Ahora pasemos al episodio siguiente: El ejército ucraniano, generosamente apoyado por Occidente, eso sí, ha enseñado los dientes al agresor, dando muestras de valentía y de lucha eficaz dirigida por profesionales estrategas de la guerra, o sea por los militares competentes que son, realmente, quienes conocen el asunto. No ignoro, al contrario, y defiendo la importancia de la diplomacia en aras de evitar los conflictos o de tratar de resolverlos lo antes y mejor posible. Pero si el atacante no se presta, no se aviene a razones, lo que no procede es arrugarse ante las amenazas, por muy graves que sean, de un psicópata que pretende poner de rodillas a sus pies a todo el mundo. Lo único que conseguiríamos si cediésemos a su chantaje sería la pérdida de la libertad, la muerte en vida. Es, pues, a nosotros de elegir, de tomar la decisión de plantar cara aun a costa de un cierto riesgo de destrucción a nivel planetario. Esa posibilidad existe, pero no olvidemos que, si no nos defendemos, la probabilidad de que ello ocurra es más cierta todavía.

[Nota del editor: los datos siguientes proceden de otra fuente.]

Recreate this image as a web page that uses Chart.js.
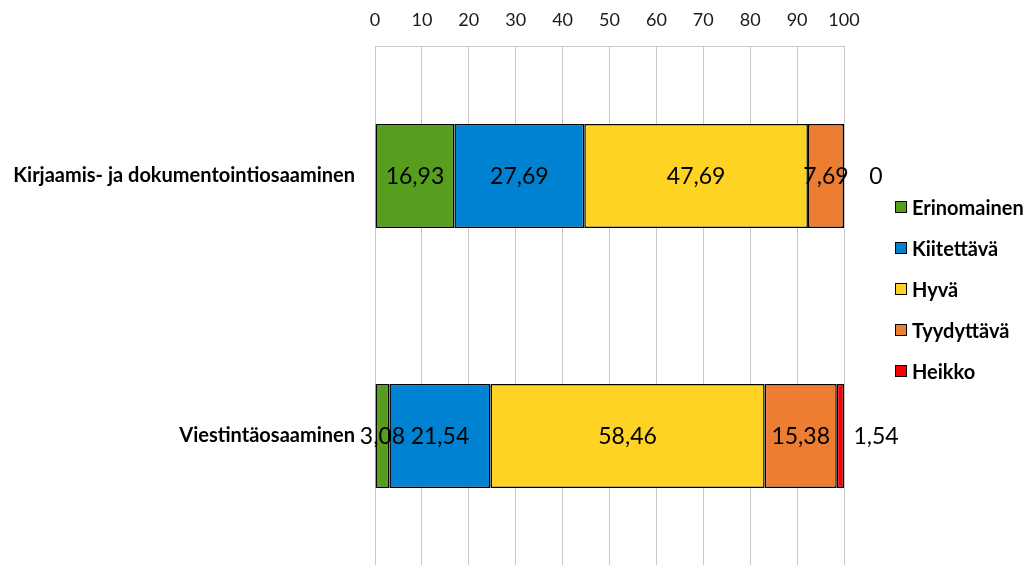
<!DOCTYPE html>
<html>
<head>
<meta charset="utf-8">
<script src="https://cdn.jsdelivr.net/npm/chart.js@4"></script>
<style>
  html, body { margin: 0; padding: 0; background: #fff; overflow: hidden; }
  #wrap { position: relative; width: 1031px; height: 565px; overflow: hidden; }
  #wrap canvas { position: absolute; left: 0; top: 0; }
  #legend { position: absolute; left: 895px; top: 195px; font-family: Lato, "Open Sans", sans-serif; font-weight: bold; font-size: 20px; color: #000; }
  .item { position: absolute; left: 0; height: 24px; display: flex; align-items: center; white-space: nowrap; }
  .box { width: 10px; height: 10px; border: 1.5px solid #000; margin-right: 5px; box-sizing: content-box; }
</style>
</head>
<body>
<div id="wrap">
  <canvas id="c" width="1031" height="566"></canvas>
  <div id="legend"></div>
</div>
<script>
// Osaamisalueet ja arvosanajakauma (%)
const categories = ['Kirjaamis- ja dokumentointiosaaminen', 'Viestintäosaaminen'];
const seriesNames = ['Erinomainen', 'Kiitettävä', 'Hyvä', 'Tyydyttävä', 'Heikko'];
const erinomainen = [16.93, 3.08];
const kiitettava = [27.69, 21.54];
const hyva = [47.69, 58.46];
const tyydyttava = [7.69, 15.38];
const heikko = [0, 1.54];
const xTicks = [0, 10, 20, 30, 40, 50, 60, 70, 80, 90, 100];

const colors = ['#589e1e', '#0082d2', '#ffd324', '#ed7d31', '#ff0000'];
const seriesValues = [erinomainen, kiitettava, hyva, tyydyttava, heikko];

const FONT = 'Lato, "Open Sans", sans-serif';

const fmt = v => v === 0 ? '0' : v.toFixed(2).replace('.', ',');

// Arvot palkkien sisään; Heikko-sarjan arvo palkin oikealle puolelle
const valueLabels = {
  id: 'valueLabels',
  afterDatasetsDraw(chart) {
    const ctx = chart.ctx;
    ctx.save();
    ctx.font = '23px ' + FONT;
    ctx.fillStyle = '#000';
    ctx.textAlign = 'center';
    ctx.textBaseline = 'middle';
    chart.data.datasets.forEach((ds, di) => {
      const meta = chart.getDatasetMeta(di);
      meta.data.forEach((el, i) => {
        const v = ds.data[i];
        const x = di === seriesValues.length - 1 ? el.x + 32 : (el.x + el.base) / 2;
        ctx.fillText(fmt(v), x, el.y + 1);
      });
    });
    ctx.restore();
  }
};

const datasets = seriesNames.map((name, i) => ({
  label: name,
  data: seriesValues[i],
  backgroundColor: colors[i],
  borderColor: '#000',
  borderWidth: 1.5,
  borderSkipped: false,
  categoryPercentage: 0.8,
  barPercentage: 0.5
}));

new Chart(document.getElementById('c'), {
  type: 'bar',
  data: { labels: categories, datasets },
  options: {
    indexAxis: 'y',
    responsive: false,
    animation: false,
    layout: { padding: { left: 0, right: 187, top: 0, bottom: 0 } },
    plugins: { legend: { display: false }, tooltip: { enabled: false } },
    scales: {
      x: {
        position: 'top',
        stacked: true,
        min: 0,
        max: 100,
        afterBuildTicks(scale) { scale.ticks = xTicks.map(v => ({ value: v })); },
        afterFit(scale) { scale.height = 46; },
        grid: { color: '#c8c8c8', lineWidth: 1, drawTicks: false },
        border: { color: '#c8c8c8', width: 1 },
        ticks: { color: '#1a1a1a', font: { family: FONT, size: 18 }, padding: 15 }
      },
      y: {
        stacked: true,
        afterFit(scale) {
          scale.width = 375;
          scale.paddingTop = 0;
          scale.paddingBottom = 0;
        },
        grid: { display: false },
        border: { display: true, color: '#c8c8c8', width: 1 },
        ticks: { color: '#000', font: { family: FONT, size: 20, weight: 'bold' }, padding: 12 }
      }
    }
  },
  plugins: [valueLabels]
});

// Selite
const legend = document.getElementById('legend');
seriesNames.forEach((name, i) => {
  const item = document.createElement('div');
  item.className = 'item';
  item.style.top = (i * 41) + 'px';
  const box = document.createElement('span');
  box.className = 'box';
  box.style.background = colors[i];
  const txt = document.createElement('span');
  txt.textContent = name;
  item.appendChild(box);
  item.appendChild(txt);
  legend.appendChild(item);
});
</script>
</body>
</html>
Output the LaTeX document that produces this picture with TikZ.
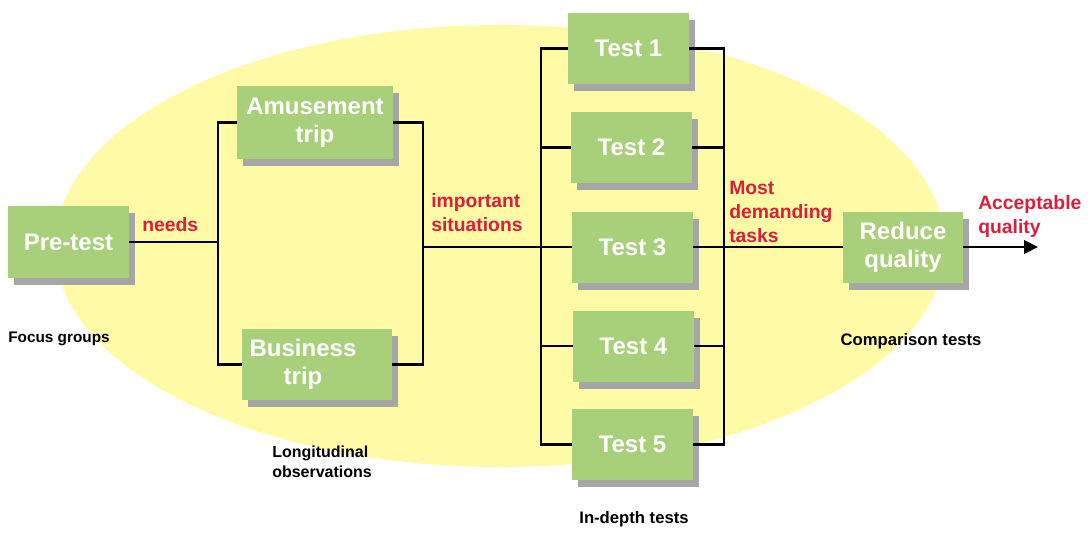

Ya sé que algunos, muchos quizás, pensarán que, dado que la vida de una persona es finita, no sería nada descabellado esperar a que Putin pase a mejor dimensión eterna y, «muerto el perro se acabó la rabia». Al fin y al cabo, ya ha ocurrido más veces en la historia de la humanidad. Convendría valorar también cuánto dolor, cuánta tragedia se habría evitado si se hubiera reaccionado a tiempo y con firmeza en los casos a los que se hace referencia.

Por otra parte, la muerte de Putin no garantiza la desaparición del peligro ya que otros podrían coger el testigo. Lo que, seguro, quedaría en los anales de la historia sería la cobardía y/o el egoísmo del momento en el caso de hacer la vista gorda.

PS. Me acabo de enterar que el patriarca de la Iglesia Ortodoxa de Rusia no solo respalda la guerra contra Ucrania, sino que también, excediéndose «un pelín» en sus facultades, me parece a mí, asegura que a aquellos que mueran en el campo de batalla (los rusos; a los ucranianos que les den) les serán perdonados sus pecados. No sé si nuestro Papa tiene algo que decir o hacer. Yo, por mi parte, exclamo: ¡Manda huevos!, remedando a Trillo.